Final answer:
The water cycle involves several stages including evaporation, condensation, precipitation, infiltration, surface runoff, and subsurface flow. Water moves from the land and oceans into the atmosphere, where it condenses and falls back to Earth as rain or snow. Some of the precipitation infiltrates into the soil as groundwater, while the rest becomes surface runoff and flows into streams and rivers.
Step-by-step explanation:
The water cycle is a continuous process involving the movement of water on, above, and below the Earth's surface. It consists of several stages including evaporation, condensation, precipitation, infiltration, surface runoff, and subsurface flow.
- Evaporation/Sublimation: Water from the land and oceans enters the atmosphere, either by evaporating from liquid water or sublimating from ice.

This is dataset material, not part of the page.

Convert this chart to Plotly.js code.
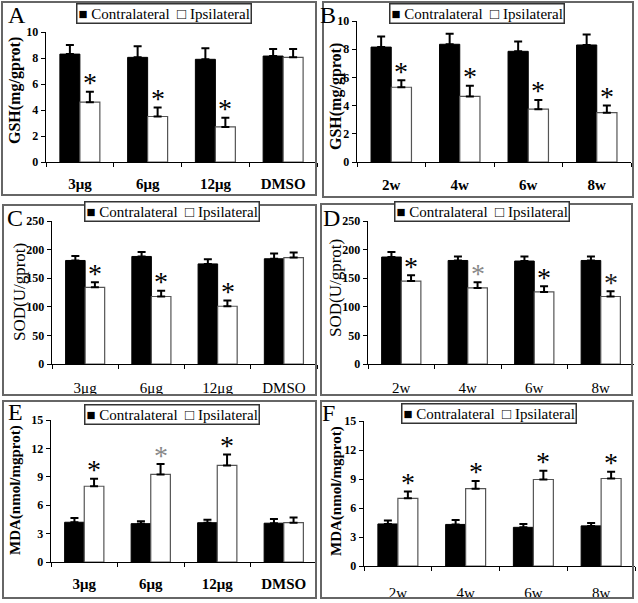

- Condensation/Precipitation: Water vapor in the atmosphere condenses into clouds and falls back to the Earth's surface as rain or snow.

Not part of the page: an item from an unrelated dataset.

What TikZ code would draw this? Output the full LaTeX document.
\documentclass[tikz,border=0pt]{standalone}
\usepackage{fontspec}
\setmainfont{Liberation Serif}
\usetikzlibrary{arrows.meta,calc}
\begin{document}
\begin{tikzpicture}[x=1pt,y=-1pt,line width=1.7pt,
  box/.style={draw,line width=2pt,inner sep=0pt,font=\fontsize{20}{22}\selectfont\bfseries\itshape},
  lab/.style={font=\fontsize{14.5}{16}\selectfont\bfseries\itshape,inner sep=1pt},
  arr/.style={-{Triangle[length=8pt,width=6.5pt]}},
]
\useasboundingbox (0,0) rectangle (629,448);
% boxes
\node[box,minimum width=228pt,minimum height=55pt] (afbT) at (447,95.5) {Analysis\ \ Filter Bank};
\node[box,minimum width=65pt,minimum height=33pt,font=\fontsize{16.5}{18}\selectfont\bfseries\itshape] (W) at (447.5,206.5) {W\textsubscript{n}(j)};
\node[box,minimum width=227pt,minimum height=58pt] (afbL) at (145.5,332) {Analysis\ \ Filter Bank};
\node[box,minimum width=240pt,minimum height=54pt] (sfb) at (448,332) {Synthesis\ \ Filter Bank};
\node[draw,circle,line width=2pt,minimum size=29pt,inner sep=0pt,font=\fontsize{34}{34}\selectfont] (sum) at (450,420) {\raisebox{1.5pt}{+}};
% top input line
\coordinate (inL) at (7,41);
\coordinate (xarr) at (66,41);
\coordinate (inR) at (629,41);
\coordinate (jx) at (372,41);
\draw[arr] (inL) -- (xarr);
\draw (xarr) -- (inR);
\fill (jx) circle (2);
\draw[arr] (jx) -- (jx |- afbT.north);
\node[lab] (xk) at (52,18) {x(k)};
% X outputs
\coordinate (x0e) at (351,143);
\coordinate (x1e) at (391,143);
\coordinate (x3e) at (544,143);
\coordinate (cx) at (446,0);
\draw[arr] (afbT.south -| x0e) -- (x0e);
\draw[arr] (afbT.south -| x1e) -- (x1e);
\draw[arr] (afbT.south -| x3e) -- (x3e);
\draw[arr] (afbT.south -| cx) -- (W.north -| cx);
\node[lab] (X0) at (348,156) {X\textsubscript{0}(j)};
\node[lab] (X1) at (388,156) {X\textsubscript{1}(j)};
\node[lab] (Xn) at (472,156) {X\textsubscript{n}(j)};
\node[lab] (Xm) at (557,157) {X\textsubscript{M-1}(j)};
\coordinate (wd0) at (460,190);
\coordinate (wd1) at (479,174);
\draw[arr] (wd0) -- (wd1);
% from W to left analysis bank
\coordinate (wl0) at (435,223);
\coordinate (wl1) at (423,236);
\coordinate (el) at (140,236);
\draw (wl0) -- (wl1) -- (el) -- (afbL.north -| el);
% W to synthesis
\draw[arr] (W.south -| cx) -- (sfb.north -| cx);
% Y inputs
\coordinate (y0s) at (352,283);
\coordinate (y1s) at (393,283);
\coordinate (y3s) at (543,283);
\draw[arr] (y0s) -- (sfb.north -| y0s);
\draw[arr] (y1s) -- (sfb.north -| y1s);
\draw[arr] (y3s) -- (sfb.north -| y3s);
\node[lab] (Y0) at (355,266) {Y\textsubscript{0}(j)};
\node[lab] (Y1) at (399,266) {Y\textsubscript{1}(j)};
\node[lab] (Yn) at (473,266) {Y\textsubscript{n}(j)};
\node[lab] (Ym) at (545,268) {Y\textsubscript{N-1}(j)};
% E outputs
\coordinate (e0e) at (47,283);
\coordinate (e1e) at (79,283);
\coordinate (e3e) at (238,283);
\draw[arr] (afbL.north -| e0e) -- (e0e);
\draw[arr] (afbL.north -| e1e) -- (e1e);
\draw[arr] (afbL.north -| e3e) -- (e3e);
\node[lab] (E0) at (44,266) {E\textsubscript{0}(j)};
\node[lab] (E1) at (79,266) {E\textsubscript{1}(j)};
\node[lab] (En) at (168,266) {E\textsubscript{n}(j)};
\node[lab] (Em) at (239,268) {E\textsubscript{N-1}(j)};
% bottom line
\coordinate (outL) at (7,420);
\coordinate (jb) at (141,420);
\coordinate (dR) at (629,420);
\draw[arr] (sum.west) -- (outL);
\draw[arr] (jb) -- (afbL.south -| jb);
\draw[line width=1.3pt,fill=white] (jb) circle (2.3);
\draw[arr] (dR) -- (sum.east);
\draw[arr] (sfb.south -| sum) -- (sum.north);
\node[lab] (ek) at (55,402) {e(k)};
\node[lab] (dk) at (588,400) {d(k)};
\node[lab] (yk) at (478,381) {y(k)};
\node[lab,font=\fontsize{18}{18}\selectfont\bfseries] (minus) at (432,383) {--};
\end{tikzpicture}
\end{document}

- Subsurface Water Flow: Some of the precipitation infiltrates into the soil and flows as groundwater, which can be stored underground.
- Surface Runoff/Snowmelt: Excess precipitation that cannot infiltrate the soil becomes surface runoff, flowing over the land's surface and eventually reaching streams and rivers.
- Streamflow: The flow of water in streams and rivers, which carries water to larger bodies of water such as lakes and oceans.